- **Instructions to follow**
Reproduce the material that follows, please, but only from its first line to the line containing "import numpy as np", inclusive.

(Source code of charts)

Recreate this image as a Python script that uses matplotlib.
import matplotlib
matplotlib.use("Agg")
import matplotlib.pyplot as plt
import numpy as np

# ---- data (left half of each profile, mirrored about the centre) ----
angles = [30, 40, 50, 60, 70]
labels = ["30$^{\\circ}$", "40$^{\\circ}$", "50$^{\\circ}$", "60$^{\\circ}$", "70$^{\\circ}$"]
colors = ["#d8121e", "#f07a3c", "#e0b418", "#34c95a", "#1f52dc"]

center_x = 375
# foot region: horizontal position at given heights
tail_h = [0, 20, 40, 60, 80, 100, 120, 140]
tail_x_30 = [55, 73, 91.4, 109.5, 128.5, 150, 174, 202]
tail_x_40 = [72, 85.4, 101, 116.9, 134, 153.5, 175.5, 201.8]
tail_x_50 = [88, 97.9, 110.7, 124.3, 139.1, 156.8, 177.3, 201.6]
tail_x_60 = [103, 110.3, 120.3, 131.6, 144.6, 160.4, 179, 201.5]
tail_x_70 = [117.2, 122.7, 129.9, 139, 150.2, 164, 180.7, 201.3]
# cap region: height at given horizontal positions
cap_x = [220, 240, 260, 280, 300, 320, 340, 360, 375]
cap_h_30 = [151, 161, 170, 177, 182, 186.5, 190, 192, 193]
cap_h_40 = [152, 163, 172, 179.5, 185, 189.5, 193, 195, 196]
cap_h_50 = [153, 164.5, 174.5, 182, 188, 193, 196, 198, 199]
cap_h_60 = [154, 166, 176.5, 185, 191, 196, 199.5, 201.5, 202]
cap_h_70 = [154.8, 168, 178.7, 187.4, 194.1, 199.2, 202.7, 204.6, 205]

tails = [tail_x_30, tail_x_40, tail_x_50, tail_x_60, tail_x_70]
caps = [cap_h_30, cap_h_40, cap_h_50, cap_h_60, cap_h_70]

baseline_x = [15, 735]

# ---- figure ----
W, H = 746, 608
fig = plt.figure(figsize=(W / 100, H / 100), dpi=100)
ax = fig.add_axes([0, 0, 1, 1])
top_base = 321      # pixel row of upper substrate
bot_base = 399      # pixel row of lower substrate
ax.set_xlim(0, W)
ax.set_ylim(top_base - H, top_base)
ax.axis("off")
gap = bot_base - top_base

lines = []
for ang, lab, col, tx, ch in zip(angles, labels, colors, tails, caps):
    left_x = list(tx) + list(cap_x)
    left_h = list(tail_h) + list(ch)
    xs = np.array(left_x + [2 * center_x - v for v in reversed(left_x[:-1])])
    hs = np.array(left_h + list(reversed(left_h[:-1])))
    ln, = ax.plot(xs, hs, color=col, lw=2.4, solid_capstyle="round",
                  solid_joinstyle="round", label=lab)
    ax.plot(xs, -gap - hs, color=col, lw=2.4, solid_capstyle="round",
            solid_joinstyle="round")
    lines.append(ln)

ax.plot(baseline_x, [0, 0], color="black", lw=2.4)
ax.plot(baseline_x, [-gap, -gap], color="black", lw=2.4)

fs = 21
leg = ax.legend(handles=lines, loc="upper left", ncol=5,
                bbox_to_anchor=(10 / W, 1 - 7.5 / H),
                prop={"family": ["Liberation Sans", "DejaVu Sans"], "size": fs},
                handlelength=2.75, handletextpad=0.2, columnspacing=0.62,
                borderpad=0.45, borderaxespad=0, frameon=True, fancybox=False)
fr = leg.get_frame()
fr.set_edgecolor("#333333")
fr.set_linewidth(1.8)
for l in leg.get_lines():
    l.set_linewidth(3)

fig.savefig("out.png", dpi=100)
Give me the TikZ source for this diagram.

- **Final result**
Recreate this image as a Python script that uses matplotlib.
import matplotlib
matplotlib.use("Agg")
import matplotlib.pyplot as plt
import numpy as np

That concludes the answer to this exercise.